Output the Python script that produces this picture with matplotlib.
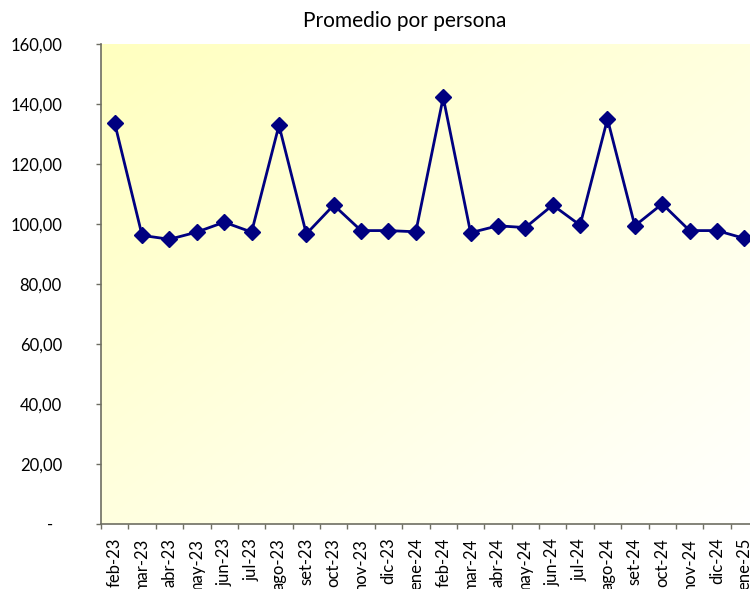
* * *
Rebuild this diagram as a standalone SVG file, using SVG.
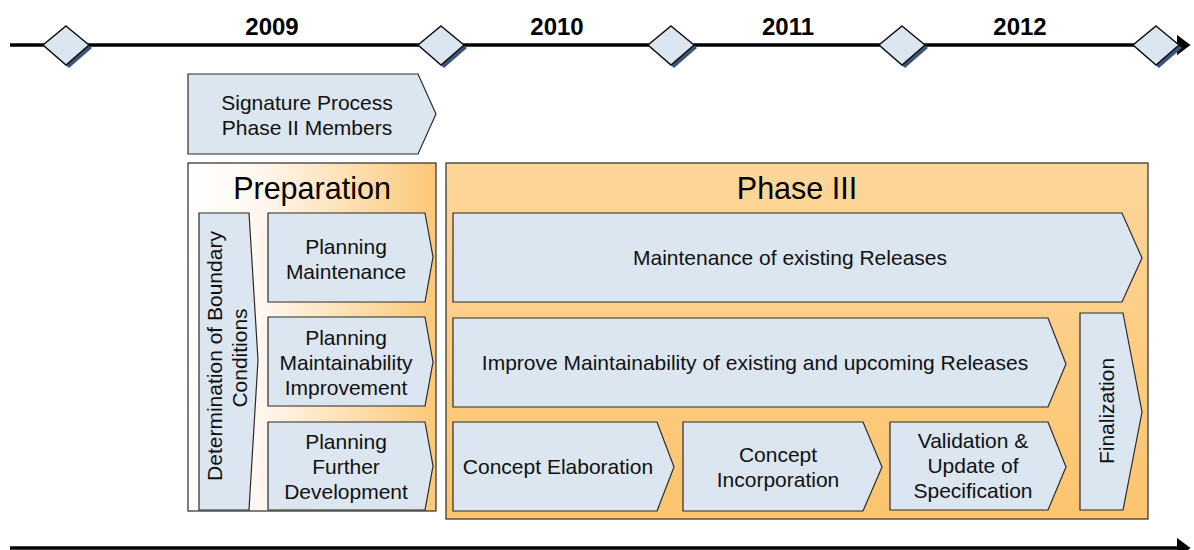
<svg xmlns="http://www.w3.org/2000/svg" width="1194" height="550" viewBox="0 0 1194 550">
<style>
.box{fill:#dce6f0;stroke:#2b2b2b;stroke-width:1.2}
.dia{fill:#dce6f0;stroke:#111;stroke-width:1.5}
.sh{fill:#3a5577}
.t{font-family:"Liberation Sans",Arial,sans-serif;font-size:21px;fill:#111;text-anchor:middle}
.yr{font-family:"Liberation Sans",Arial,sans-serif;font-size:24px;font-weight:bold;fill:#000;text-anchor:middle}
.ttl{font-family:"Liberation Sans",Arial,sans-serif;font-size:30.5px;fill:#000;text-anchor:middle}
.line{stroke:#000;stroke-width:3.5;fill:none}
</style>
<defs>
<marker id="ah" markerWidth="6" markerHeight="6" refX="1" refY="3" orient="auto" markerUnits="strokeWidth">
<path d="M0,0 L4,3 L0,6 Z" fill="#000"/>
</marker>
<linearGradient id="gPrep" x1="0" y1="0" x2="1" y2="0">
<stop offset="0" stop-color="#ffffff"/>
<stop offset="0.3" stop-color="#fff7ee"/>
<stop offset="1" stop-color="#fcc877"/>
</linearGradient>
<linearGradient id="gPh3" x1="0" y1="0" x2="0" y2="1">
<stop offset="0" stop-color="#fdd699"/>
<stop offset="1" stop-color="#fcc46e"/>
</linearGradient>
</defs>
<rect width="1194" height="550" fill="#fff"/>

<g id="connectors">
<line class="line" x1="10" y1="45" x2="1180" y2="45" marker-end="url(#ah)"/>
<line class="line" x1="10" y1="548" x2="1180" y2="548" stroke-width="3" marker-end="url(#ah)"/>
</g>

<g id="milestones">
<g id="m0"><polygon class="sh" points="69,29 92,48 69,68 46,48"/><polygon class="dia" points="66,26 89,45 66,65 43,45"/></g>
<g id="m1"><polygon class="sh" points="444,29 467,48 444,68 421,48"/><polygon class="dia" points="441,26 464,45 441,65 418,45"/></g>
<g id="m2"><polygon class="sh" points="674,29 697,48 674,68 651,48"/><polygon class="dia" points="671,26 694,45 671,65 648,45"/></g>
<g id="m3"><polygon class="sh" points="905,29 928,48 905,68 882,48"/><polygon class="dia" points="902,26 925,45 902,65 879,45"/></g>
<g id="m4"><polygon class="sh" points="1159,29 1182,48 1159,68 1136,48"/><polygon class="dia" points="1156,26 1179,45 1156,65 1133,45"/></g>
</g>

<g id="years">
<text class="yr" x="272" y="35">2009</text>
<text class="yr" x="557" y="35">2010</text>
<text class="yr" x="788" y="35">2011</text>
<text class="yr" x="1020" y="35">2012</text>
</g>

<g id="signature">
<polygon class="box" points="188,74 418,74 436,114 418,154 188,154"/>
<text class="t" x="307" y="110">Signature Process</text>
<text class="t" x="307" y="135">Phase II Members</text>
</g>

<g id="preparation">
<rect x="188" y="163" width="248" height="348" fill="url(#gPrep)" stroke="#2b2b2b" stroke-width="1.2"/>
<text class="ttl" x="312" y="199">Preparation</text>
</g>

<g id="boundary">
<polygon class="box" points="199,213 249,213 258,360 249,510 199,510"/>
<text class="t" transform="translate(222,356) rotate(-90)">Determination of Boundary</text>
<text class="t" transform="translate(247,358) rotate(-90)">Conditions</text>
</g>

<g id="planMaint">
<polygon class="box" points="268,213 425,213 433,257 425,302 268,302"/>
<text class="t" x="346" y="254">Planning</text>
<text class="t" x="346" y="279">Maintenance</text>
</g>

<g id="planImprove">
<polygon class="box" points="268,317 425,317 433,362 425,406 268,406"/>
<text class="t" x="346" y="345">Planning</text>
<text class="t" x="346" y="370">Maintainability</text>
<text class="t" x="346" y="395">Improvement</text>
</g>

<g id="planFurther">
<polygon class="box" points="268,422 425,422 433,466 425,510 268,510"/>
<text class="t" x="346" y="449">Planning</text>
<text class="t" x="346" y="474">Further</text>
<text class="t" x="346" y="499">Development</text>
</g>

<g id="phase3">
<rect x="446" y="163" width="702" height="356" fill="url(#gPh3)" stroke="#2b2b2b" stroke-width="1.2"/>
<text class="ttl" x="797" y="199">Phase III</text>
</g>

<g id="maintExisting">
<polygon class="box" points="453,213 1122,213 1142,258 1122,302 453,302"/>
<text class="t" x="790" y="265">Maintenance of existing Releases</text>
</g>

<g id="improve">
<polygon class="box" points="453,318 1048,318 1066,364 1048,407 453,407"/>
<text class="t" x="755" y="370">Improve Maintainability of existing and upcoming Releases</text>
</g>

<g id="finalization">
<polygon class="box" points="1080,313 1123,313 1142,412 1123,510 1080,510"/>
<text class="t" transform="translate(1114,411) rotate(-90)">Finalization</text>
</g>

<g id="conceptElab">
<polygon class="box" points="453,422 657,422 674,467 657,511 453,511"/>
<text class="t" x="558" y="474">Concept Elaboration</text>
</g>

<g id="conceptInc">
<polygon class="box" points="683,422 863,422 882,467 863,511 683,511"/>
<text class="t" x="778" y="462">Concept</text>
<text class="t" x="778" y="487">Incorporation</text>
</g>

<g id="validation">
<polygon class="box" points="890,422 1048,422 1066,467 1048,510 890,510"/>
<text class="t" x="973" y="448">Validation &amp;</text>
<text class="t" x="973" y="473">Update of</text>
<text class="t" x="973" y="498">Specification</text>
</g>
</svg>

-- GIVEN INSTRUCTION --
Pick each line holding the word "this" out of the data and copy it.

-- FINAL ANSWER --
Output the Python script that produces this picture with matplotlib.
Rebuild this diagram as a standalone SVG file, using SVG.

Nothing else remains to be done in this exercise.